Reimagining the Edge with 5G; a closer look at future traffic patterns: 5G promises access to connectivity anywhere and anytime, to anyone and anything as it expands beyond human centric communications to include connected machines. User patterns envisioned with 5G will be pervasive beyond just the wireless technology, reaching into virtually all aspects of networking. A vital element of change is the dynamicity these applications will demand of the network to support significantly large variety of connectivity modes and service variances required. The commonplace ‘core-to-user’ dominant traffic patterns exhibited in today’s networks will become more balanced and be supplemented by demanding ‘user-to-user’ traffic requiring more comprehensive mesh interconnection of network resources. This talk will elaborate on the traffic characteristics, explain implications for the network, and describe changes needed to the transport layer to support this dynamic service environment.

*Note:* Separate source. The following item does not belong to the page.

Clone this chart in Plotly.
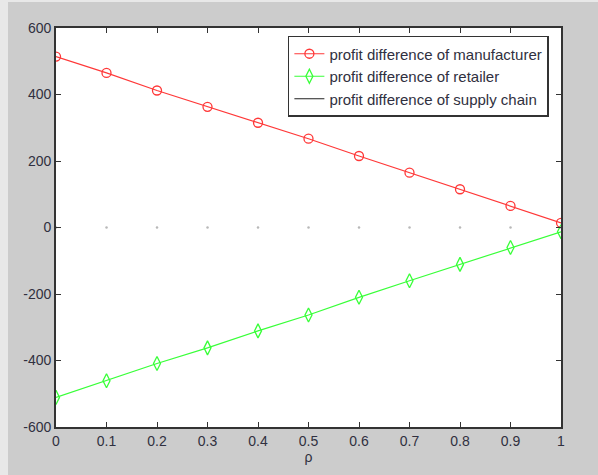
import plotly.graph_objects as go

rho = [0, 0.1, 0.2, 0.3, 0.4, 0.5, 0.6, 0.7, 0.8, 0.9, 1.0]
manufacturer = [514, 465, 412, 363, 315, 267, 215, 165, 115, 65, 14]
retailer = [-511, -461, -409, -362, -311, -263, -210, -160, -111, -60, -13]
supply_chain = [0, 0, 0, 0, 0, 0, 0, 0, 0, 0, 0]

x_ticks = [0, 0.1, 0.2, 0.3, 0.4, 0.5, 0.6, 0.7, 0.8, 0.9, 1]
x_tick_labels = ["0", "0.1", "0.2", "0.3", "0.4", "0.5", "0.6", "0.7", "0.8", "0.9", "1"]
y_ticks = [-600, -400, -200, 0, 200, 400, 600]
y_tick_labels = ["-600", "-400", "-200", "0", "200", "400", "600"]

font = "Liberation Sans, Arial, sans-serif"
red = "#ff3838"
green = "#38ff38"

fig = go.Figure()
fig.add_trace(go.Scatter(
    x=rho, y=manufacturer, mode="lines+markers",
    name="profit difference of manufacturer",
    line=dict(color=red, width=1.2),
    marker=dict(symbol="circle-open", size=9, color=red, line=dict(width=1.3)),
))
fig.add_trace(go.Scatter(
    x=rho, y=retailer, mode="lines+markers",
    name="profit difference of retailer",
    line=dict(color=green, width=1.2),
    marker=dict(symbol="diamond-tall-open", size=10, color=green, line=dict(width=1.3)),
))
fig.add_trace(go.Scatter(
    x=rho, y=supply_chain, mode="markers", showlegend=False,
    marker=dict(symbol="circle", size=2.5, color="#b8b8b8"),
    hoverinfo="skip",
))
fig.add_trace(go.Scatter(
    x=[None], y=[None], mode="lines",
    name="profit difference of supply chain",
    line=dict(color="#202020", width=1.2),
))

axis_common = dict(
    showgrid=False, zeroline=False, showline=True, mirror="ticks",
    linecolor="#333333", linewidth=1.6,
    ticks="inside", ticklen=5, tickcolor="#333333", tickwidth=1.2,
    tickfont=dict(family=font, size=14, color="#303040"),
)

fig.update_layout(
    width=598, height=475,
    paper_bgcolor="#cccccc", plot_bgcolor="white",
    margin=dict(l=48, r=45, t=26, b=50),
    font=dict(family=font, size=14, color="#303040"),
    xaxis=dict(range=[0, 1], tickvals=x_ticks, ticktext=x_tick_labels,
               title=dict(text="ρ", standoff=4, font=dict(size=14)), **axis_common),
    yaxis=dict(range=[-600, 600], tickvals=y_ticks, ticktext=y_tick_labels,
               **axis_common),
    legend=dict(
        x=0.976, y=0.98, xanchor="right", yanchor="top",
        bgcolor="white", bordercolor="#333333", borderwidth=1.5,
        font=dict(family=font, size=15, color="#303040"),
        itemwidth=30, tracegroupgap=0,
    ),
    showlegend=True,
)

fig.write_html(
    "out.html",
    post_script="document.body.style.margin='2px 0 0 8px';document.body.style.background='#e8e8e8';",
)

5G Implications to Transport: While it is true that the introduction of 5G will require that the network support more bandwidth which will in turn mean that the transport network requires more capacity, it is true that 5G is much more about systems level enhancements that push forward a different type of end-to-end architecture. This presentation surveys those new capabilities in 5G so that we can extract implications for the optical transport architecture across the RAN (fronthaul and midhaul) and into the wide area network (network slicing and enterprise services).

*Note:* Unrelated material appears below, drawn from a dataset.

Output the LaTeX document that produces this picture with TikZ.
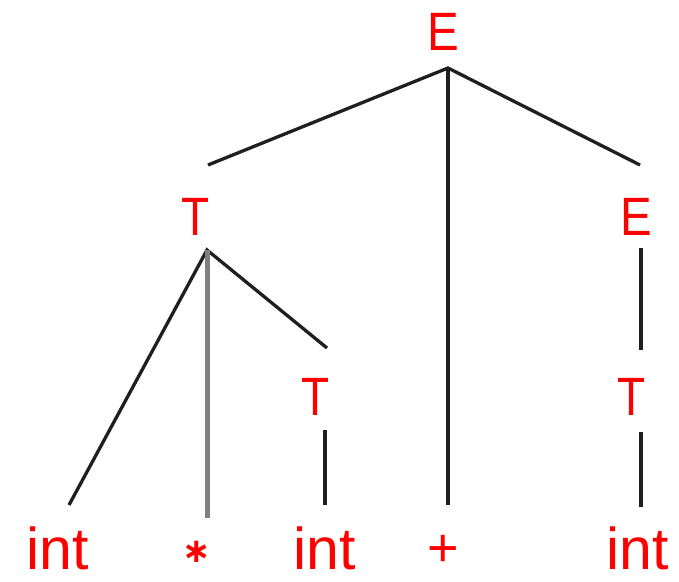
\documentclass[tikz,border=0pt]{standalone}
\usepackage{fontspec}
\setmainfont{Liberation Sans}
\newfontfamily\starfont{DejaVu Sans}
\begin{document}
\begin{tikzpicture}[x=1pt,y=-1pt,
  sym/.style={text=red,anchor=base,inner sep=0pt,font=\fontsize{54}{60}\selectfont},
  leaf/.style={text=red,anchor=base,inner sep=0pt,text depth=0pt,font=\fontsize{59}{62}\selectfont},
  edge/.style={draw=black!88,line width=3.3pt},
  gedge/.style={draw=black!50,line width=5pt}]
\useasboundingbox (0,0) rectangle (679,581);
% symbols
\node[sym] (E0) at (443,50) {\scalebox{0.88}[1]{E}};
\node[sym] (T1) at (196,235) {\scalebox{0.85}[1]{T}};
\node[sym] (E1) at (636,235) {\scalebox{0.88}[1]{E}};
\node[sym] (T2) at (316,415) {\scalebox{0.85}[1]{T}};
\node[sym] (T3) at (632,415) {\scalebox{0.85}[1]{T}};
\node[leaf] (L1) at (58,569) {int};
\node[text=red,inner sep=0pt,font=\starfont\bfseries\fontsize{34}{36}\selectfont] (L2) at (197,552) {∗};
\node[leaf] (L3) at (325,569) {int};
\node[sym,text depth=0pt] (L4) at (443,566) {+};
\node[leaf] (L5) at (638,569) {int};
% connector end points
\coordinate (E0b) at (448,68);
\coordinate (T1t) at (208,165);
\coordinate (E1t) at (640,165);
\coordinate (L4t) at (448,505);
\coordinate (T1b) at (207,250);
\coordinate (L1t) at (69,505);
\coordinate (L2t) at (207,518);
\coordinate (T2t) at (327,348);
\coordinate (T2b) at (325,430);
\coordinate (L3t) at (325,505);
\coordinate (E1b) at (641,248);
\coordinate (T3t) at (641,350);
\coordinate (T3b) at (641,432);
\coordinate (L5t) at (641,507);
% connectors
\draw[edge] (T1t) -- (E0b) -- (E1t);
\draw[edge] (E0b) -- (L4t);
\draw[edge] (L1t) -- (T1b) -- (T2t);
\draw[gedge] (T1b) -- (L2t);
\draw[edge] (T2b) -- (L3t);
\draw[edge] (E1b) -- (T3t);
\draw[edge] (T3b) -- (L5t);
\end{tikzpicture}
\end{document}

Cost Effective Programmable Optics Enable Manageable, Scalable 5G Networks: Recent generations of wireless networks have driven fiber optic network solutions closer to the cell tower to achieve higher bandwidth, lower cost and more reliable network solutions. It should be anticipated that with 5G networks this trend will continue to evolve further, with more optical solutions and fiber optic content than any preceding generation of solution. This talk will review what functionality of programmable optics will make these networks more operationally scalable while delivering the higher bandwidth, reliability, lower latency and increased cell tower density needed to support 5G networks. The optimum solutions will require programmable optics solutions that are delivered in higher volumes and much lower cost point that the existing solutions in core/WAN networks today.